Plotting code records -
— Begin —
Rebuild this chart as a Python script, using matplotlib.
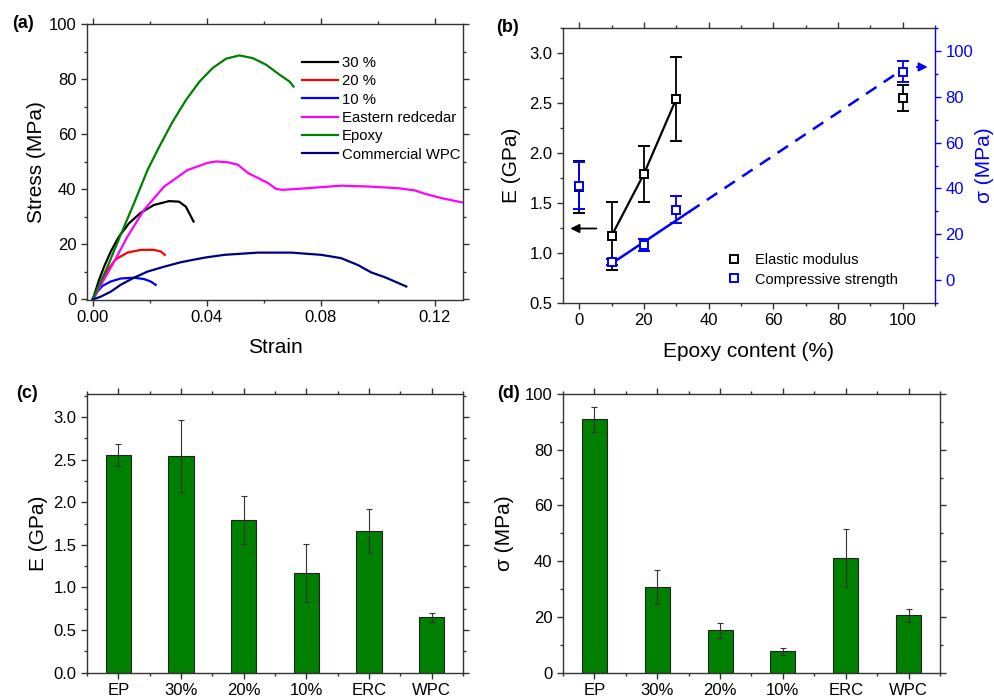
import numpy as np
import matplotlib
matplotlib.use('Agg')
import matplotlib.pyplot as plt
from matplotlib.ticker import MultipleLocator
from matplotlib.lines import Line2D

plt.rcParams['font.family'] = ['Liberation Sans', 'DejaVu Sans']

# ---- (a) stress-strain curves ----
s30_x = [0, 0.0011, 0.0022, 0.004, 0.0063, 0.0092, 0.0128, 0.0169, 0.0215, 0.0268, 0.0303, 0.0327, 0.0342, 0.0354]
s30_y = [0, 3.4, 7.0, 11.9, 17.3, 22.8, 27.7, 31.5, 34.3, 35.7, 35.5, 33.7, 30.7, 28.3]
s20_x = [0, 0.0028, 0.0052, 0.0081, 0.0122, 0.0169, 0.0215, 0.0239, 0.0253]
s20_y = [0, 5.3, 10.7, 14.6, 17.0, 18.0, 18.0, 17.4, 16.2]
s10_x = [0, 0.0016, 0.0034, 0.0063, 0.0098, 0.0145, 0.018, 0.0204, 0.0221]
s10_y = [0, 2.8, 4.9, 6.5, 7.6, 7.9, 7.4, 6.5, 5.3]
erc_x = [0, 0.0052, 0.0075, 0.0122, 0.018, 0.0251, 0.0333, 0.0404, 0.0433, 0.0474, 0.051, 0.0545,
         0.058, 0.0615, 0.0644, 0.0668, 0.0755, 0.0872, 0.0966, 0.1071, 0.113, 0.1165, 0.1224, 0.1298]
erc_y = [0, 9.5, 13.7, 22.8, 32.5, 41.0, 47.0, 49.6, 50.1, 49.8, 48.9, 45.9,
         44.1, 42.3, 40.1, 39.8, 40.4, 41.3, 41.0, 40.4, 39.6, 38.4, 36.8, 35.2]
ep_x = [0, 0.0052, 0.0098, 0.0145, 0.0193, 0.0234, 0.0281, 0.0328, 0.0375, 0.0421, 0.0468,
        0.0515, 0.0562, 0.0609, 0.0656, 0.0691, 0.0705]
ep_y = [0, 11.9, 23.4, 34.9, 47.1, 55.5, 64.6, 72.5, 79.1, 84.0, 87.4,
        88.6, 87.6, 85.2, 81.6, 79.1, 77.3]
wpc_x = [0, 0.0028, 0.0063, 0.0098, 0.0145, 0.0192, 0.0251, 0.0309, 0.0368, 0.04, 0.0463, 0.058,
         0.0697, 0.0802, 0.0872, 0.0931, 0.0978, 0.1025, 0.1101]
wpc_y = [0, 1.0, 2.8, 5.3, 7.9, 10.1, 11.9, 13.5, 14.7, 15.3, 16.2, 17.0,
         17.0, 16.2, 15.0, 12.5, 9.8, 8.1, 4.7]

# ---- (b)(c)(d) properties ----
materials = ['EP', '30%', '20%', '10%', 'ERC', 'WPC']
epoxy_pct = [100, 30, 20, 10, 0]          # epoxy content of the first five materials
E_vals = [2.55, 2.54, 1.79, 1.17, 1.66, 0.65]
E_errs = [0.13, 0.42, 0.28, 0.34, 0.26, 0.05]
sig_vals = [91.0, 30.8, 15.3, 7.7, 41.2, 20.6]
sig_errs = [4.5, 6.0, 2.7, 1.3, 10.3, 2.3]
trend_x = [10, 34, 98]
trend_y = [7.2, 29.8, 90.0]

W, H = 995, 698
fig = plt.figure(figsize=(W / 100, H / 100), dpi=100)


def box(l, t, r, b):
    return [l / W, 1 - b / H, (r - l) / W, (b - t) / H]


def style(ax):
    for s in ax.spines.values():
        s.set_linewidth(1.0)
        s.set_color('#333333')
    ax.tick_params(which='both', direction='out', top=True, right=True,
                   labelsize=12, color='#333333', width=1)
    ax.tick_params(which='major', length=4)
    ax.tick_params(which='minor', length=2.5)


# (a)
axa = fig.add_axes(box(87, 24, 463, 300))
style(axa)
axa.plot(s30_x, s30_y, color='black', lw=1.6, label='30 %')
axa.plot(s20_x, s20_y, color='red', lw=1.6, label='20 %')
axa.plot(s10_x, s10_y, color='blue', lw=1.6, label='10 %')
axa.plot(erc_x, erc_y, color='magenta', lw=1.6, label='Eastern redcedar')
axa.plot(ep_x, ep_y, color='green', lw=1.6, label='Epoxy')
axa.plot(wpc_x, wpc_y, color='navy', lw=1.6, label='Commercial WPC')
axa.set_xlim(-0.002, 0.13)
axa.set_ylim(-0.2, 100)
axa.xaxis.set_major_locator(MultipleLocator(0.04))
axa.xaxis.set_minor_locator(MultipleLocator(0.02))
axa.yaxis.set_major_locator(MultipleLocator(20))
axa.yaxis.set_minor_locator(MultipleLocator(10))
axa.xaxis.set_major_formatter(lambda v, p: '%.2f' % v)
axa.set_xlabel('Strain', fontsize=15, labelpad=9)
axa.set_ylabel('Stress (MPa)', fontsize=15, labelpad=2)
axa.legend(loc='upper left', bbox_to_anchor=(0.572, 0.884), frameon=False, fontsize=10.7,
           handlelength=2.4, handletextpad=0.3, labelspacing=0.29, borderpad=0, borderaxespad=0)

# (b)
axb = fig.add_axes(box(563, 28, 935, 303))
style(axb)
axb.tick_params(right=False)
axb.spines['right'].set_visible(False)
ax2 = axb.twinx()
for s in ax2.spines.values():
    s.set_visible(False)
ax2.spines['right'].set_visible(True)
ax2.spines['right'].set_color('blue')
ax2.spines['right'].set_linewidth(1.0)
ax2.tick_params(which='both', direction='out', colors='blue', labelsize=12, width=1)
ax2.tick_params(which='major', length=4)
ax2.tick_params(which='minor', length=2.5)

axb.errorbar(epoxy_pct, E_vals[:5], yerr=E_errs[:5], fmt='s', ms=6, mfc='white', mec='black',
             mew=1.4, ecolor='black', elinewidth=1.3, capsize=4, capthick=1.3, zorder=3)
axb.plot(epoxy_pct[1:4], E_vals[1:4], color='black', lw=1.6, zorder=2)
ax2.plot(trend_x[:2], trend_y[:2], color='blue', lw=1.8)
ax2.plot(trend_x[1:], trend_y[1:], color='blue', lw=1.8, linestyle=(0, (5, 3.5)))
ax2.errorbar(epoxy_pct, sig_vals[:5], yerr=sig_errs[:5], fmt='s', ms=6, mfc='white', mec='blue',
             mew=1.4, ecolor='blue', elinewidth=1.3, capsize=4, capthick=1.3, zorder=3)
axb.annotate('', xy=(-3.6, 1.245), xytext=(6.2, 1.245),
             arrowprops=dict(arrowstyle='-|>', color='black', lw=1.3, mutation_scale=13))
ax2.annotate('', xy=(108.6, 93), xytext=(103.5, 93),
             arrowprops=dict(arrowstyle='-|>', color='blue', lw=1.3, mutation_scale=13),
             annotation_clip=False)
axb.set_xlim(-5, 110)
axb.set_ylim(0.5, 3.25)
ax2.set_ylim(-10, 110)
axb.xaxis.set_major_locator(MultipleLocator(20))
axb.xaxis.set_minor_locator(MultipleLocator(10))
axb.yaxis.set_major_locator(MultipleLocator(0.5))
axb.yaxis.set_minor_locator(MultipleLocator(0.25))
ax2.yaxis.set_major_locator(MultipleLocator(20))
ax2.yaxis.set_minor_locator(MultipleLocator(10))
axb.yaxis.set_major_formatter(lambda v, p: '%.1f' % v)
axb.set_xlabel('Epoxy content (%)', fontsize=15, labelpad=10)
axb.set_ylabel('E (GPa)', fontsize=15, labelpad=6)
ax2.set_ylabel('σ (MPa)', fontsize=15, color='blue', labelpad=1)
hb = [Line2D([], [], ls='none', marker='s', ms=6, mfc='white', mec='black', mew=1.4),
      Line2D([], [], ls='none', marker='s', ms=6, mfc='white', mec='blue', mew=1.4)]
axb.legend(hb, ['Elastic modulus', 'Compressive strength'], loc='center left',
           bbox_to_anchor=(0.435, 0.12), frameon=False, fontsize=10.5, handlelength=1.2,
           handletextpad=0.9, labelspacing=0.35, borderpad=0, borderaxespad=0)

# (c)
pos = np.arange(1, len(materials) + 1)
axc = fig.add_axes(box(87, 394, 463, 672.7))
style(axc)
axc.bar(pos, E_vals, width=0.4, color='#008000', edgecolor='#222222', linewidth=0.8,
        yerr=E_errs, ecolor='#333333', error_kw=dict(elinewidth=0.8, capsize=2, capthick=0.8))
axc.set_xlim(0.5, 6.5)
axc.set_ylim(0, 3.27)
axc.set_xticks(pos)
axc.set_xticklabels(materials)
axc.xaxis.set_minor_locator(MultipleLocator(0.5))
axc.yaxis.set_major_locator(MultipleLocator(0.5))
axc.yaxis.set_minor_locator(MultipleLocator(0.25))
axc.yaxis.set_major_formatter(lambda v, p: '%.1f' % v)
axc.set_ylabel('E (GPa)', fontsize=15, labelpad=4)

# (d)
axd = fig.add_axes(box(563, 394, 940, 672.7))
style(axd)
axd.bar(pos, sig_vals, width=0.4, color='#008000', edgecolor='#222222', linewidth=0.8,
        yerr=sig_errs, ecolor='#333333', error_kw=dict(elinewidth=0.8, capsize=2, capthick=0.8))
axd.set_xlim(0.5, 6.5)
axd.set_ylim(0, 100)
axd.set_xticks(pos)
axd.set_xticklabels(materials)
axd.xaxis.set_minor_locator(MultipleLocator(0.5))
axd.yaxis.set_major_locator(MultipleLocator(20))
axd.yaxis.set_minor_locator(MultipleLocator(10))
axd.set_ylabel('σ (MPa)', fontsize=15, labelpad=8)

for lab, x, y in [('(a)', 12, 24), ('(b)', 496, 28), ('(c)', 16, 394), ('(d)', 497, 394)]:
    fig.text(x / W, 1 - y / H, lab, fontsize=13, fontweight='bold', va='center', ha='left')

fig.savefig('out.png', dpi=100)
— End —
— Begin —
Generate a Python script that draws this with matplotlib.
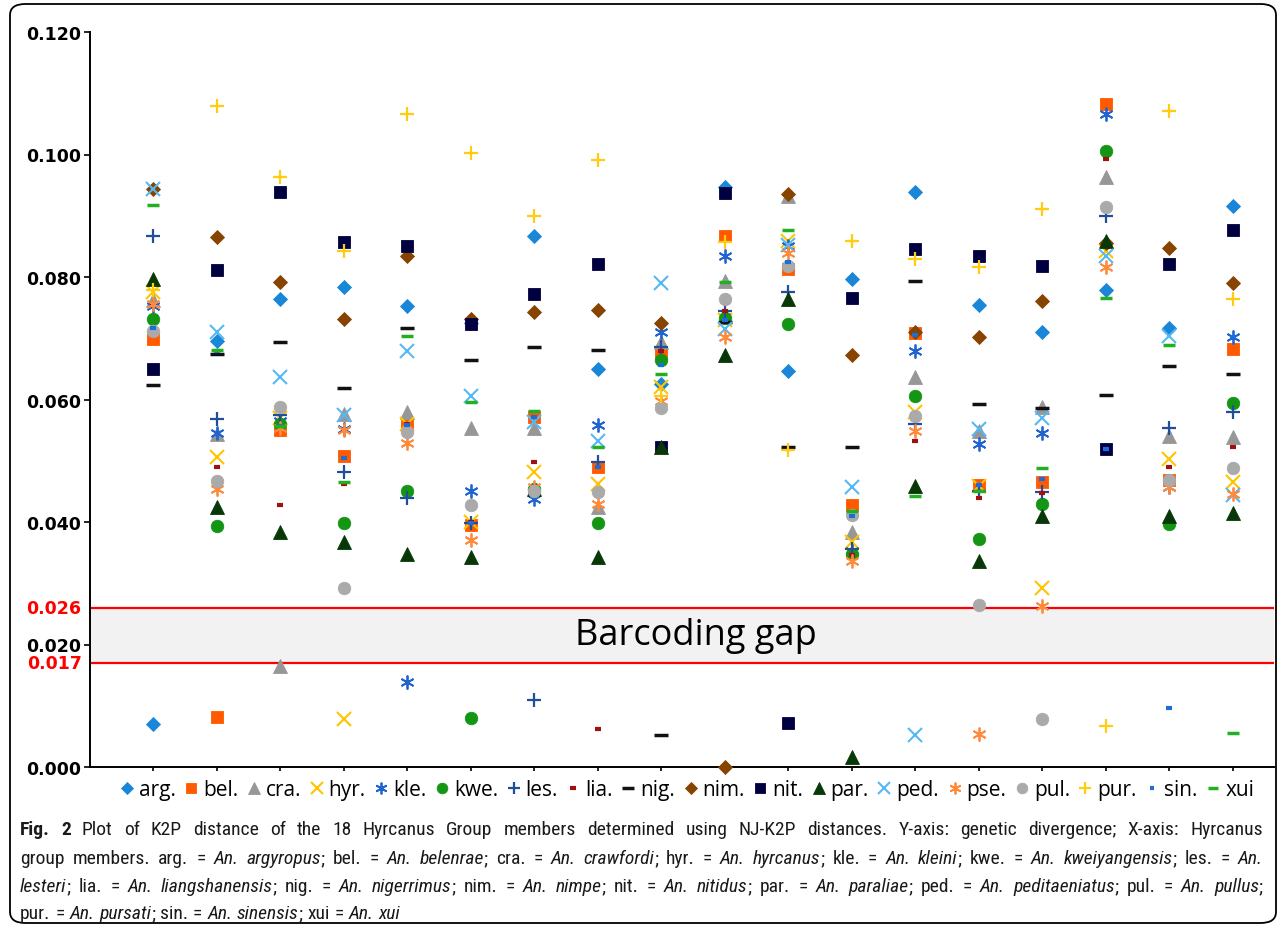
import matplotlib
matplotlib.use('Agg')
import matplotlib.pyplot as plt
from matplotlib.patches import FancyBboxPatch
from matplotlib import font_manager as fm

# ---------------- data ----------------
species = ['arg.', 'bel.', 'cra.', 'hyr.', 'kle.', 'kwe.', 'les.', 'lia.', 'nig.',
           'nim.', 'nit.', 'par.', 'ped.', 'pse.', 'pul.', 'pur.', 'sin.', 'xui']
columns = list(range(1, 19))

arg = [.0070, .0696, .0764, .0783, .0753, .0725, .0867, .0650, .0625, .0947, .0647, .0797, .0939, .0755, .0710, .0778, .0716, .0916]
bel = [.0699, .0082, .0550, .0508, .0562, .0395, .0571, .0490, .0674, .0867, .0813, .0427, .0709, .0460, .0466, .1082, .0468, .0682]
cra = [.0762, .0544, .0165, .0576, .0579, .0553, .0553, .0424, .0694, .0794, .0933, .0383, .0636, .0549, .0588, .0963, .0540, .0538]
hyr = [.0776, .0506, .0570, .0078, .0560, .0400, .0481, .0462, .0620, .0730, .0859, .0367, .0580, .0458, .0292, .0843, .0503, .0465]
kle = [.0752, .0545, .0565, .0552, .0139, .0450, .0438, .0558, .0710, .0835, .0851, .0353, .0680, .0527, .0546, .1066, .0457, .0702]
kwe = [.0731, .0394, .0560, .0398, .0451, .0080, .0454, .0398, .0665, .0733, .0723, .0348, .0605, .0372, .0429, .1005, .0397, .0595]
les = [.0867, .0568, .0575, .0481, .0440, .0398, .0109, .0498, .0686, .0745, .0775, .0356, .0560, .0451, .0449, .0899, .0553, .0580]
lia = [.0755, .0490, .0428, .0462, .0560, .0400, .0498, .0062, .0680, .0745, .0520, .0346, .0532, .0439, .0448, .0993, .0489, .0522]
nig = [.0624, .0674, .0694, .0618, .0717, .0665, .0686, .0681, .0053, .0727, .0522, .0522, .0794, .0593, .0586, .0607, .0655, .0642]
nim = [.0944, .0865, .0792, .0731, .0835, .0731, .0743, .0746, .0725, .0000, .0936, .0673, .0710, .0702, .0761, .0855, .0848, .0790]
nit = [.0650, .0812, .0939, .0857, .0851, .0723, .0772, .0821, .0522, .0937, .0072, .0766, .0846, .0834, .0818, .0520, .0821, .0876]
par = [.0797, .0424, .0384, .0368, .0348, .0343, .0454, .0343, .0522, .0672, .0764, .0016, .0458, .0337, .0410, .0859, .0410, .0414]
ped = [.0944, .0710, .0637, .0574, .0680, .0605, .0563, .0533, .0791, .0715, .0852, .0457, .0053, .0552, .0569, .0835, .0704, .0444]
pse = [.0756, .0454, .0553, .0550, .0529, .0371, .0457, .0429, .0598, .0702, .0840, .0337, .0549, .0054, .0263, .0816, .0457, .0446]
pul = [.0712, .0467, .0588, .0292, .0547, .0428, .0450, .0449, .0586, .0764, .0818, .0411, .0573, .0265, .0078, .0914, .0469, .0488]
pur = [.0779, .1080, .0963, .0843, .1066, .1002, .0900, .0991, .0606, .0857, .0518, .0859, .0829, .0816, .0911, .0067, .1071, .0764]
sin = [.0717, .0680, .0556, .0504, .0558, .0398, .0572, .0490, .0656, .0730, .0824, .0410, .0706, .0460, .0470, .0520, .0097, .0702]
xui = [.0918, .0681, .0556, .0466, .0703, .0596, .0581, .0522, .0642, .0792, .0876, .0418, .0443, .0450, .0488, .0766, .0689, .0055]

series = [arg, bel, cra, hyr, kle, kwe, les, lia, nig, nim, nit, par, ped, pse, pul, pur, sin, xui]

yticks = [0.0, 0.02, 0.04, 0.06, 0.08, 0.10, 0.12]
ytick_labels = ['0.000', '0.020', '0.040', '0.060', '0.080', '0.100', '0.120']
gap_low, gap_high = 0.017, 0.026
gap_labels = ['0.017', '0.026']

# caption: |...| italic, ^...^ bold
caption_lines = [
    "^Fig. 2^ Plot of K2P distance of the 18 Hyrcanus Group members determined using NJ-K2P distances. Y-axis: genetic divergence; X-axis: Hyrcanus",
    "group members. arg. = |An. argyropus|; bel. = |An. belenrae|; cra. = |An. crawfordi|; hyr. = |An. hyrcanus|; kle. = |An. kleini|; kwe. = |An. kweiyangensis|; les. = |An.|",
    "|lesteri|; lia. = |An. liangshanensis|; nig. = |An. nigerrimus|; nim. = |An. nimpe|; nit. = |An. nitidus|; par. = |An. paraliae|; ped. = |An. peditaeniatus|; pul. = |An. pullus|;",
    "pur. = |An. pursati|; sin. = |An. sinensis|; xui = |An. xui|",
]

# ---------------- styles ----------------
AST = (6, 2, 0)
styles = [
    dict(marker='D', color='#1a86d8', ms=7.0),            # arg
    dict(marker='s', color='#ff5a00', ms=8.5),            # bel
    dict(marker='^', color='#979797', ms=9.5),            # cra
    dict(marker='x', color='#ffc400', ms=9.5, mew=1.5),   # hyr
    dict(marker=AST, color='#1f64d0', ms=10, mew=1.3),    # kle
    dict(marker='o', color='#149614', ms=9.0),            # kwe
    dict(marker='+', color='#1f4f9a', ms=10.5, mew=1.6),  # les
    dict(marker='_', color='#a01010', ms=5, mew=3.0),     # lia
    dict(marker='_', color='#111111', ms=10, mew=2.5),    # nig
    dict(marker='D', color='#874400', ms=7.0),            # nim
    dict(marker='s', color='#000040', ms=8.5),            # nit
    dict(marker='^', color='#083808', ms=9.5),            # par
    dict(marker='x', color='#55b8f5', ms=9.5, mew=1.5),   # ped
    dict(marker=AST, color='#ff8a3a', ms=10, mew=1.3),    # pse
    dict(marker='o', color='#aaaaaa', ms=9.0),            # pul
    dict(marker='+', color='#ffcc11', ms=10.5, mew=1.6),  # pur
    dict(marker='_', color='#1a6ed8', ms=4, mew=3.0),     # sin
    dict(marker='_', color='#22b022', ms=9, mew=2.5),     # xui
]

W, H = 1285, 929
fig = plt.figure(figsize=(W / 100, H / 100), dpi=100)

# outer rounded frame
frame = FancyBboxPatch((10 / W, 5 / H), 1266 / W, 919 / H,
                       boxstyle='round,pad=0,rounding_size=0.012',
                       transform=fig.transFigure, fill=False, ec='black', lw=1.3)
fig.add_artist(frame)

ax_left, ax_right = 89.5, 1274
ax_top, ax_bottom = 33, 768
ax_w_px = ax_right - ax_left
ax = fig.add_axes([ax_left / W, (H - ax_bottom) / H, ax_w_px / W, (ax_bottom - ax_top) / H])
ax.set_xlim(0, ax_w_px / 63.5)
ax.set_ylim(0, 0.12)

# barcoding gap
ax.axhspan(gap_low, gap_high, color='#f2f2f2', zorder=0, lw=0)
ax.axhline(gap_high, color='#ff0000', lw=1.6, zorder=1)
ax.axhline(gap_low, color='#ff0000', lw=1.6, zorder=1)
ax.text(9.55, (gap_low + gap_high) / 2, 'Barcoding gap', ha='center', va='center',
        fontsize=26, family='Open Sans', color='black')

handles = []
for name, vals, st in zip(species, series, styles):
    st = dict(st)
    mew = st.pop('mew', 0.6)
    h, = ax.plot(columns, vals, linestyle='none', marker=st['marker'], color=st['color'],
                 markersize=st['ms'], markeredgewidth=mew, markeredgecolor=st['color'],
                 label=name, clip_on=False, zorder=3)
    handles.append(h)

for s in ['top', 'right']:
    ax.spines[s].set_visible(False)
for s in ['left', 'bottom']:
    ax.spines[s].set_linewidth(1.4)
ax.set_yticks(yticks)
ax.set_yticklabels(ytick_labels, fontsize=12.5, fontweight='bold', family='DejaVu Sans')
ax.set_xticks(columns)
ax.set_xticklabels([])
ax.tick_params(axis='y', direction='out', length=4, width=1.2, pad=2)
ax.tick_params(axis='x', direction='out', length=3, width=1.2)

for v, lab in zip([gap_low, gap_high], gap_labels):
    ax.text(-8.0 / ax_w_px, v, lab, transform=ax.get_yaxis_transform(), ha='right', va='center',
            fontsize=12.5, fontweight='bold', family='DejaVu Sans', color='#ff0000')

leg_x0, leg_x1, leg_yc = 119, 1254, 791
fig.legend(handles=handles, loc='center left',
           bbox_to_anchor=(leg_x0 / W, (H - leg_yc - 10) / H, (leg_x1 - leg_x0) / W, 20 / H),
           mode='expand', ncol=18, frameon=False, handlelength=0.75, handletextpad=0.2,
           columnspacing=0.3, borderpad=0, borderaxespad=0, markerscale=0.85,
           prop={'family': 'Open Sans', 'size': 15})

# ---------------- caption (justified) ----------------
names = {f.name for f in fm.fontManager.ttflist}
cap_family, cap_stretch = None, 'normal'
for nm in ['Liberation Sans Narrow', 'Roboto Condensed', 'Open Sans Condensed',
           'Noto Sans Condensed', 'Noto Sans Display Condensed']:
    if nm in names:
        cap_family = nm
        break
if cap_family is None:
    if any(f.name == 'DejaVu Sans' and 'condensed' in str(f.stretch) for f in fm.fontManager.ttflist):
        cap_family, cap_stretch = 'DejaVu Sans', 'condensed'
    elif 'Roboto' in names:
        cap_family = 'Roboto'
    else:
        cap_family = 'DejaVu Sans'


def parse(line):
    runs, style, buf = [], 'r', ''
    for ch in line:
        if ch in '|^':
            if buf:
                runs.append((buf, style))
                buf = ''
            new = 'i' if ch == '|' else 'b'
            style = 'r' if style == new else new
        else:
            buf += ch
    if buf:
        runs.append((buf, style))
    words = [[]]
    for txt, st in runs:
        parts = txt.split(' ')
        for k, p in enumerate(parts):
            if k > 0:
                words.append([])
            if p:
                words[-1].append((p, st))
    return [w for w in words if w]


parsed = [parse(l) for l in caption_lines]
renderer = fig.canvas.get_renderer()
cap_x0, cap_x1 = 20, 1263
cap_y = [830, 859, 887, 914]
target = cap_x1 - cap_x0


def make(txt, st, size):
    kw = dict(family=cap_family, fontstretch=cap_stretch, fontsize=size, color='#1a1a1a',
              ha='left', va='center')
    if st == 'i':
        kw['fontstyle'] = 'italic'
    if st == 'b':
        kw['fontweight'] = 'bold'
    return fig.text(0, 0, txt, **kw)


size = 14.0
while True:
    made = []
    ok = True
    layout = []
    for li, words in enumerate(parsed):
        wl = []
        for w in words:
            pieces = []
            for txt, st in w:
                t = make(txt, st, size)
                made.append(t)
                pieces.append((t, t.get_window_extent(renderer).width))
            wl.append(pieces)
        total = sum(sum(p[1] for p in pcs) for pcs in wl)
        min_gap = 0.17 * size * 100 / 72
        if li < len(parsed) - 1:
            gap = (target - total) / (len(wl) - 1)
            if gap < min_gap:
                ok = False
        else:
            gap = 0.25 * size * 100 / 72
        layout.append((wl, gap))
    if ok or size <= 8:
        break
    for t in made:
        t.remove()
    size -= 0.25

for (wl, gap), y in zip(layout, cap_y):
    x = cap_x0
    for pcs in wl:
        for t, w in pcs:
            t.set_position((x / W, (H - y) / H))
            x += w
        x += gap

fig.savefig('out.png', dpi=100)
— End —
TASK TO CARRY OUT -
Exactly the lines starting at the line containing "Rebuild this chart" and ending at the line containing "plt.rcParams['font.family'] = ['Liberation" should be transcribed, both included; omit the pictures.

EXERCISE RESULT -
Rebuild this chart as a Python script, using matplotlib.
import numpy as np
import matplotlib
matplotlib.use('Agg')
import matplotlib.pyplot as plt
from matplotlib.ticker import MultipleLocator
from matplotlib.lines import Line2D

plt.rcParams['font.family'] = ['Liberation Sans', 'DejaVu Sans']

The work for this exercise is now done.